### [Data section]
** start **
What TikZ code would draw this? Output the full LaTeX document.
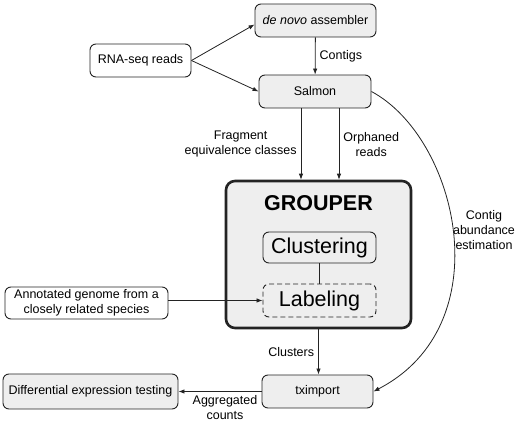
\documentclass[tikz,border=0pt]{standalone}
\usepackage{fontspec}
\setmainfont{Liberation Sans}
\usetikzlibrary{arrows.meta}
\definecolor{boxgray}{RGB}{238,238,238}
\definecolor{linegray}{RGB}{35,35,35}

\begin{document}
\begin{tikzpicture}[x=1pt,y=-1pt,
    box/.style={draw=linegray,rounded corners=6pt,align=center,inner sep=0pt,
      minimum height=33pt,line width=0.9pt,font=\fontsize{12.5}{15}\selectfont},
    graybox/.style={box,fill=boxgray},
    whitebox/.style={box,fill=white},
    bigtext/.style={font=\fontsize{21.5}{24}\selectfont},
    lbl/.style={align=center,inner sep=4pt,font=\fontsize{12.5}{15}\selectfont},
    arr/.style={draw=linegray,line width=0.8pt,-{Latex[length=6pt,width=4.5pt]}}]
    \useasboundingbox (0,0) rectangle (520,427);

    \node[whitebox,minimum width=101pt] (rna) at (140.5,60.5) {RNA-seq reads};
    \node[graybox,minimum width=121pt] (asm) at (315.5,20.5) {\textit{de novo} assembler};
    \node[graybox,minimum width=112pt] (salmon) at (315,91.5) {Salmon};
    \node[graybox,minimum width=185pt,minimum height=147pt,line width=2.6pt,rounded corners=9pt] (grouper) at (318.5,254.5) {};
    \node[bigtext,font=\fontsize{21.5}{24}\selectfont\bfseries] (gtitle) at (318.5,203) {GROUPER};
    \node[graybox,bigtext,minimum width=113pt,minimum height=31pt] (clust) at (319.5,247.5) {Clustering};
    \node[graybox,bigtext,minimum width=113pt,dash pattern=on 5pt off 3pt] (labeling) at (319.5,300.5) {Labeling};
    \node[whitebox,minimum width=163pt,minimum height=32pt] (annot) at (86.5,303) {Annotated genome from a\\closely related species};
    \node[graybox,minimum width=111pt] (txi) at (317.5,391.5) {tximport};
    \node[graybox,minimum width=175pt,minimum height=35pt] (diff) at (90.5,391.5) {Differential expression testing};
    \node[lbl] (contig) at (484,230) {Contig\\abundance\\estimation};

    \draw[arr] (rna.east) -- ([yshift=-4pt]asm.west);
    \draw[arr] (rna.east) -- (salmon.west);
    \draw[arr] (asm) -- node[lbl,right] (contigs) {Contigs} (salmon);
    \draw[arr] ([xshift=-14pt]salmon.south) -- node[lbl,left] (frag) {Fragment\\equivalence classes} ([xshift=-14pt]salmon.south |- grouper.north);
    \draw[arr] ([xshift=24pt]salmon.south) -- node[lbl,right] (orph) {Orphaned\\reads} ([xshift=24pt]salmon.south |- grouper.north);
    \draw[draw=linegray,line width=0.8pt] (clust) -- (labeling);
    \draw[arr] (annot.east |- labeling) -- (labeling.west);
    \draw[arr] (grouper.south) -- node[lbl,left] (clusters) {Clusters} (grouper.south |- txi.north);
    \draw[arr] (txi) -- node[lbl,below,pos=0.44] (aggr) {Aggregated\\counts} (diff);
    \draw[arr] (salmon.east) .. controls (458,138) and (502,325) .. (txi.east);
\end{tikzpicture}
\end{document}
** end **
Repeat the listing above up to and including the line with "(0,0) rectangle (520,427);", starting from its first line. Drop any pictures.

### [Correct output]
What TikZ code would draw this? Output the full LaTeX document.
\documentclass[tikz,border=0pt]{standalone}
\usepackage{fontspec}
\setmainfont{Liberation Sans}
\usetikzlibrary{arrows.meta}
\definecolor{boxgray}{RGB}{238,238,238}
\definecolor{linegray}{RGB}{35,35,35}

\begin{document}
\begin{tikzpicture}[x=1pt,y=-1pt,
    box/.style={draw=linegray,rounded corners=6pt,align=center,inner sep=0pt,
      minimum height=33pt,line width=0.9pt,font=\fontsize{12.5}{15}\selectfont},
    graybox/.style={box,fill=boxgray},
    whitebox/.style={box,fill=white},
    bigtext/.style={font=\fontsize{21.5}{24}\selectfont},
    lbl/.style={align=center,inner sep=4pt,font=\fontsize{12.5}{15}\selectfont},
    arr/.style={draw=linegray,line width=0.8pt,-{Latex[length=6pt,width=4.5pt]}}]
    \useasboundingbox (0,0) rectangle (520,427);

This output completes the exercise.